Invesco launched the Physical Gold II ETC, tracking the LBMA Gold Price. Each certificate equals 1/1,000th of an ounce, with bullion held in JP Morgan Chase’s London vaults.

Invesco launched the Invesco Physical Gold II ETC on June 26, 2026. The exchange-traded commodity tracks the LBMA Gold Price and is backed by physical gold held in JP Morgan Chase Bank’s London vaults. Each certificate represents 1/1,000th of an ounce.

The firm stated the ETC will hold at least the equivalent amount of gold bullion to the total value of outstanding certificates. At an example gold price of $4,000 per ounce, one certificate would be worth about $4.00. The lower unit price is intended to give smaller retail and professional investors direct, fractional exposure to bullion.

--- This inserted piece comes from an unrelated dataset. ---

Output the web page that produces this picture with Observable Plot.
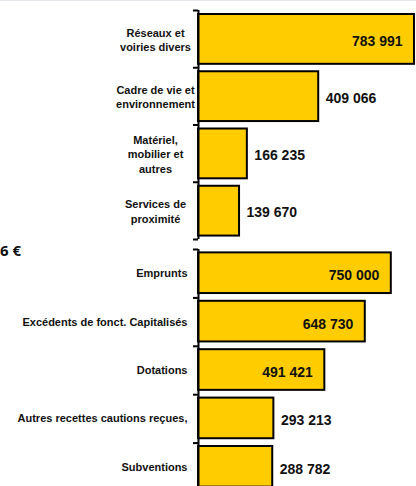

The new product uses the same LBMA Gold Price benchmark as Invesco’s larger gold vehicle, which manages about $28 billion and has traded since 2009. Invesco said the Gold II ETC mirrors the larger product’s structure while offering a smaller denomination.

Sam Whitehead, Head of Alternative and ESG ETF Product Strategy at Invesco, explained: “With the Gold II ETC, the product is again backed by securely stored gold bullion, but each certificate simply represents a smaller amount of physical gold.” He said the design makes it easier for investors to gain exposure to the price of gold with smaller investments.

Matthew Tagliani, Head of EMEA ETF Product at Invesco, commented that exchange-traded products are being used by a growing base of investors, including retail clients accessing ETPs through trading platforms. He said investors are using ETPs to build allocations beyond equities and fixed income, and that gold is commonly used for diversification because it can behave differently from stocks and bonds.

The LBMA Gold Price is set by auctions that reflect spot market conditions in the London wholesale gold market. Invesco added the new ETC will sit alongside its existing gold vehicle as an option for investors seeking smaller-scale bullion exposure and for those building allocations through trading platforms.